[Raw records]
|---|
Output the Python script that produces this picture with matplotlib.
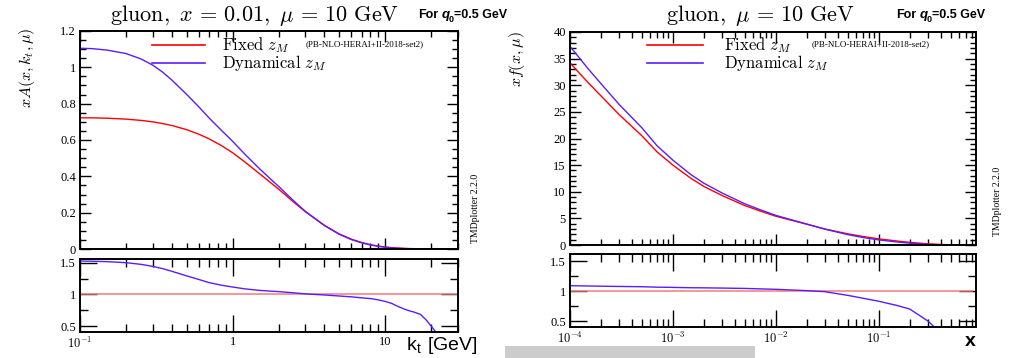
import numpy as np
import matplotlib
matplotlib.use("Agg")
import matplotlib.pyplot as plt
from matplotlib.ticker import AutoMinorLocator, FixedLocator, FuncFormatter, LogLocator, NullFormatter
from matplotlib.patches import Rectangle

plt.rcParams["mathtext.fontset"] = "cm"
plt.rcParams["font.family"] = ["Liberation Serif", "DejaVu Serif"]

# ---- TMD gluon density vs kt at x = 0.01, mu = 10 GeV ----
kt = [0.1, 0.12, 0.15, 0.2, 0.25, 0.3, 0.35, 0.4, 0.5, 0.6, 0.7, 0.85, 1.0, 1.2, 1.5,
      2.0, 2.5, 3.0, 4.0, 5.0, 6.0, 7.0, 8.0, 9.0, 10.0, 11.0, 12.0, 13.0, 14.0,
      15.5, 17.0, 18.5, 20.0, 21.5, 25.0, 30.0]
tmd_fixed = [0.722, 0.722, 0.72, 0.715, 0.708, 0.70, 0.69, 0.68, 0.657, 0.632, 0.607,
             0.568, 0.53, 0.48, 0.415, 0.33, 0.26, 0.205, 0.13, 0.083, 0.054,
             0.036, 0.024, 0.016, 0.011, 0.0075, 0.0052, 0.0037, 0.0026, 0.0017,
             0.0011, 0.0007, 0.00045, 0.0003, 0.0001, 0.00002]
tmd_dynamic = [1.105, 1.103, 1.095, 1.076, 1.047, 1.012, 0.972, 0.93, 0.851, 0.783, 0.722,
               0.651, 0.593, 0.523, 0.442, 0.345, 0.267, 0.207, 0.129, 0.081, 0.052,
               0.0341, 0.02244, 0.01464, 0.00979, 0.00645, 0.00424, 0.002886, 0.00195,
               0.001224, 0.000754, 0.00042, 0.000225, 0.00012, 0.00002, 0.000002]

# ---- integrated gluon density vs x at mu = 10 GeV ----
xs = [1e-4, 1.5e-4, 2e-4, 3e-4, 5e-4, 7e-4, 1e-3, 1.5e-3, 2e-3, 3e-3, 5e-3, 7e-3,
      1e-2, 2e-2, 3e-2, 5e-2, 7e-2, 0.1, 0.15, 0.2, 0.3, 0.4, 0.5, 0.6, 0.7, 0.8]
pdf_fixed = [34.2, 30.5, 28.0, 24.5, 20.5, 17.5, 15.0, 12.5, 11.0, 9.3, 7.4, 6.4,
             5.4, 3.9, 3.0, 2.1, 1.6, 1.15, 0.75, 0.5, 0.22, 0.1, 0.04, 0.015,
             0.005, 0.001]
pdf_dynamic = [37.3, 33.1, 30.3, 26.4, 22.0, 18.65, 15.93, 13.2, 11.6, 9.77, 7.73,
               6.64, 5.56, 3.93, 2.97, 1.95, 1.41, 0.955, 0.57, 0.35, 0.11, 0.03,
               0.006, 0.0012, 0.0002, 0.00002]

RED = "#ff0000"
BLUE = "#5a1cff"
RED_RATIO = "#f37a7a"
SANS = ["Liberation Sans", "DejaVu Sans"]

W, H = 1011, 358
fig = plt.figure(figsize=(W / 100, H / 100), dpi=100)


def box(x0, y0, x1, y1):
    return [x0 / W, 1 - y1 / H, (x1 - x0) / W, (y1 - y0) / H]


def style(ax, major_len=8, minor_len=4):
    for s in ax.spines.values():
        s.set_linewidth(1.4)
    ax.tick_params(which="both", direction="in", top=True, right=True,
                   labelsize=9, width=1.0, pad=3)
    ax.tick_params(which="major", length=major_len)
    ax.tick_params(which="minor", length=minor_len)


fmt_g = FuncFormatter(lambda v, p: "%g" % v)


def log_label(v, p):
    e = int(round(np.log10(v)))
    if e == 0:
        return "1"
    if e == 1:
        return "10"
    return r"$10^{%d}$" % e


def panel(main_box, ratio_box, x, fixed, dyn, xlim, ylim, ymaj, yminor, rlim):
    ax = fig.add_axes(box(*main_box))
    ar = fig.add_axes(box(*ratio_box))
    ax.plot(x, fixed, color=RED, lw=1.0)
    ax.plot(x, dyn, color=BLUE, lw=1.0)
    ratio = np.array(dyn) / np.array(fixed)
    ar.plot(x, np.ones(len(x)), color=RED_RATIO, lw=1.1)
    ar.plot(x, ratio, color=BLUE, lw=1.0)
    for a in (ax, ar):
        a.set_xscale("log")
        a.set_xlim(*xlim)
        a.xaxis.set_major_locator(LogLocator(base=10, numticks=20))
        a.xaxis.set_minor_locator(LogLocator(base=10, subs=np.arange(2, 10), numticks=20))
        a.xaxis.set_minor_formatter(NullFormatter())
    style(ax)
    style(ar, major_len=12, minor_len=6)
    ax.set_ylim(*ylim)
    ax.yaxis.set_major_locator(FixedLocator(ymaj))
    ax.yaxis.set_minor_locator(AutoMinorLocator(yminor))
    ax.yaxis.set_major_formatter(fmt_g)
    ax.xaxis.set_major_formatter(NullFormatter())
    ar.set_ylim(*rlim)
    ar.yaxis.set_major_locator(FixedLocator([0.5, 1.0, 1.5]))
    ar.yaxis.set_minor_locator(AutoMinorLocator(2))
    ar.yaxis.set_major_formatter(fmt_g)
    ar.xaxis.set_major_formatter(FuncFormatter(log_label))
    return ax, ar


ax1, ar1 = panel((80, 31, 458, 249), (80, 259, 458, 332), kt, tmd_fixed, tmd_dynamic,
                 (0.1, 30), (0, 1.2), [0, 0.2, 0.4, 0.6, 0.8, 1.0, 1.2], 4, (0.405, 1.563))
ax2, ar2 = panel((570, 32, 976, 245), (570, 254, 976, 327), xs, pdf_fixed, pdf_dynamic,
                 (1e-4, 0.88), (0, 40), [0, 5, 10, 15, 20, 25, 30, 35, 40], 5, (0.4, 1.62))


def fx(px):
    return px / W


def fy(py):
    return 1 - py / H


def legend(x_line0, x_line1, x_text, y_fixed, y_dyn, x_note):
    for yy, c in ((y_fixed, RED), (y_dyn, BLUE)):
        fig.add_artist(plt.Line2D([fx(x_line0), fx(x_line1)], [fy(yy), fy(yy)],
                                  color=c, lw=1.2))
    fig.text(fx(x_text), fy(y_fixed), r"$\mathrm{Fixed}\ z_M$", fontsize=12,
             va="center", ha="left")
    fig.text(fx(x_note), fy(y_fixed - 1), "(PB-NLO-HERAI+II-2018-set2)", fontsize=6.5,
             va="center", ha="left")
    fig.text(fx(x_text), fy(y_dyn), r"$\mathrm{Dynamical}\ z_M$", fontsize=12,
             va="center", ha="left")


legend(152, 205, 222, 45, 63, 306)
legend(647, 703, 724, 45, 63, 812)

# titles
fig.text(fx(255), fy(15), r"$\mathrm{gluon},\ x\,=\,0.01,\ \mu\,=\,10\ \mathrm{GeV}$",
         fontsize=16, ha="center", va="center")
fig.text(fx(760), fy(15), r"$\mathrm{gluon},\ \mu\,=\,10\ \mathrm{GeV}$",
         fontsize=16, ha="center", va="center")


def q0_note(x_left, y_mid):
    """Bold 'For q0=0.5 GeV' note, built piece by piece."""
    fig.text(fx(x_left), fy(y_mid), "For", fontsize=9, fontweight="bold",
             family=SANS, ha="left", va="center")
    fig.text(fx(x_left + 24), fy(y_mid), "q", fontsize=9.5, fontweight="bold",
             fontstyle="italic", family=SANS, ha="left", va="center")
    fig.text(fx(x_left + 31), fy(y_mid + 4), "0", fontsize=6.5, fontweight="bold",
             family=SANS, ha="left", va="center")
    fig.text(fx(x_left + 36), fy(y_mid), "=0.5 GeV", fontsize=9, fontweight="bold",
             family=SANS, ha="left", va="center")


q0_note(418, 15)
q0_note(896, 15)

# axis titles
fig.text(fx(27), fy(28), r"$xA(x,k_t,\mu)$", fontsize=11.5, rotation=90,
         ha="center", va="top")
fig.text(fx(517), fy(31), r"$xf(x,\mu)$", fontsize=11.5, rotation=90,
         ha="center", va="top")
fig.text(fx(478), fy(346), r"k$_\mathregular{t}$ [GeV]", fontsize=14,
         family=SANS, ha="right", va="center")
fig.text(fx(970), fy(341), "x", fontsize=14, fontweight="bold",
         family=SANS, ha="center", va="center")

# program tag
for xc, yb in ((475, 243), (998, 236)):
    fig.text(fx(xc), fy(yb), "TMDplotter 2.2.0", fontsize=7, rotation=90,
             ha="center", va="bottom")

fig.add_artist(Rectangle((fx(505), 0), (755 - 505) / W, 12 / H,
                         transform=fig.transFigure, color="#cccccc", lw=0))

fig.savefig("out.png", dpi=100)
|---|
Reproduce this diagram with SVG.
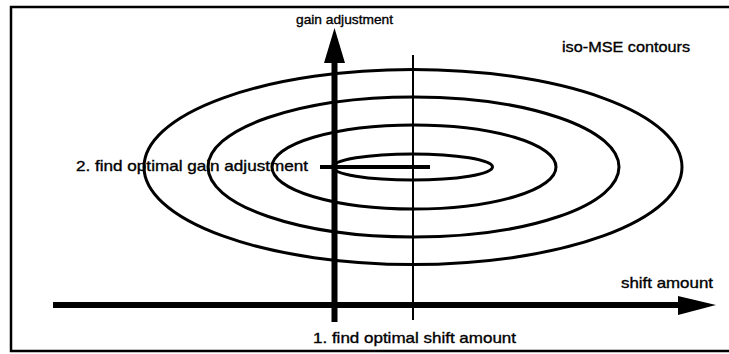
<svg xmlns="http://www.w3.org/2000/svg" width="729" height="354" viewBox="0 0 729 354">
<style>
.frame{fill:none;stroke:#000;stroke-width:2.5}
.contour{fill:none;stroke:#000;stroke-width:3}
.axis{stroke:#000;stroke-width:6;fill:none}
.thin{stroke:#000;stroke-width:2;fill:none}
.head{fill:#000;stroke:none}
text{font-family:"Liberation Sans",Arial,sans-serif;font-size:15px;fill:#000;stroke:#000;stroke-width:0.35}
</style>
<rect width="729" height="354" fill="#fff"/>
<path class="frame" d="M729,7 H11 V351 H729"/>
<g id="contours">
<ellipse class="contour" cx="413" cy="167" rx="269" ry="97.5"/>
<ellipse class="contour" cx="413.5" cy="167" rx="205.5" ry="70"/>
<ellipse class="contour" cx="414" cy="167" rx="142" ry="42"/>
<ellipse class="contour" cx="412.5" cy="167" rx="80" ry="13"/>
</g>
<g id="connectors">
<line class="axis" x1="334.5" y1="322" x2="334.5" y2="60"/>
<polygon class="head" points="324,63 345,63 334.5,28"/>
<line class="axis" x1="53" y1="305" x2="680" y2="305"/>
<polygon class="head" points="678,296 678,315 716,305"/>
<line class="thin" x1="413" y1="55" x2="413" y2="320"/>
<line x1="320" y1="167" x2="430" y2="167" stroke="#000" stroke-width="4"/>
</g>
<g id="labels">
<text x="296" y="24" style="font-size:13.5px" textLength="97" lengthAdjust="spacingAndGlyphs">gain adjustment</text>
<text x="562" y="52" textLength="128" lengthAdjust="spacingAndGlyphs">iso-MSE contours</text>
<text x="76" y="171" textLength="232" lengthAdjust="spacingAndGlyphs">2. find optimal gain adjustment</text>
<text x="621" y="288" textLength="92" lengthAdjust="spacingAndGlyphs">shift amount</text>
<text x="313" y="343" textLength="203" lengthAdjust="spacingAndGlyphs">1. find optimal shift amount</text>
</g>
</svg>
|---|
◆ Exercise goal ◆
Set down, word for word, the lines from the one holding "Output the Python" through the one holding "0.00012, 0.00002, 0.000002]". Skip the pictures.

◆ Answer to the exercise ◆
Output the Python script that produces this picture with matplotlib.
import numpy as np
import matplotlib
matplotlib.use("Agg")
import matplotlib.pyplot as plt
from matplotlib.ticker import AutoMinorLocator, FixedLocator, FuncFormatter, LogLocator, NullFormatter
from matplotlib.patches import Rectangle

plt.rcParams["mathtext.fontset"] = "cm"
plt.rcParams["font.family"] = ["Liberation Serif", "DejaVu Serif"]

# ---- TMD gluon density vs kt at x = 0.01, mu = 10 GeV ----
kt = [0.1, 0.12, 0.15, 0.2, 0.25, 0.3, 0.35, 0.4, 0.5, 0.6, 0.7, 0.85, 1.0, 1.2, 1.5,
      2.0, 2.5, 3.0, 4.0, 5.0, 6.0, 7.0, 8.0, 9.0, 10.0, 11.0, 12.0, 13.0, 14.0,
      15.5, 17.0, 18.5, 20.0, 21.5, 25.0, 30.0]
tmd_fixed = [0.722, 0.722, 0.72, 0.715, 0.708, 0.70, 0.69, 0.68, 0.657, 0.632, 0.607,
             0.568, 0.53, 0.48, 0.415, 0.33, 0.26, 0.205, 0.13, 0.083, 0.054,
             0.036, 0.024, 0.016, 0.011, 0.0075, 0.0052, 0.0037, 0.0026, 0.0017,
             0.0011, 0.0007, 0.00045, 0.0003, 0.0001, 0.00002]
tmd_dynamic = [1.105, 1.103, 1.095, 1.076, 1.047, 1.012, 0.972, 0.93, 0.851, 0.783, 0.722,
               0.651, 0.593, 0.523, 0.442, 0.345, 0.267, 0.207, 0.129, 0.081, 0.052,
               0.0341, 0.02244, 0.01464, 0.00979, 0.00645, 0.00424, 0.002886, 0.00195,
               0.001224, 0.000754, 0.00042, 0.000225, 0.00012, 0.00002, 0.000002]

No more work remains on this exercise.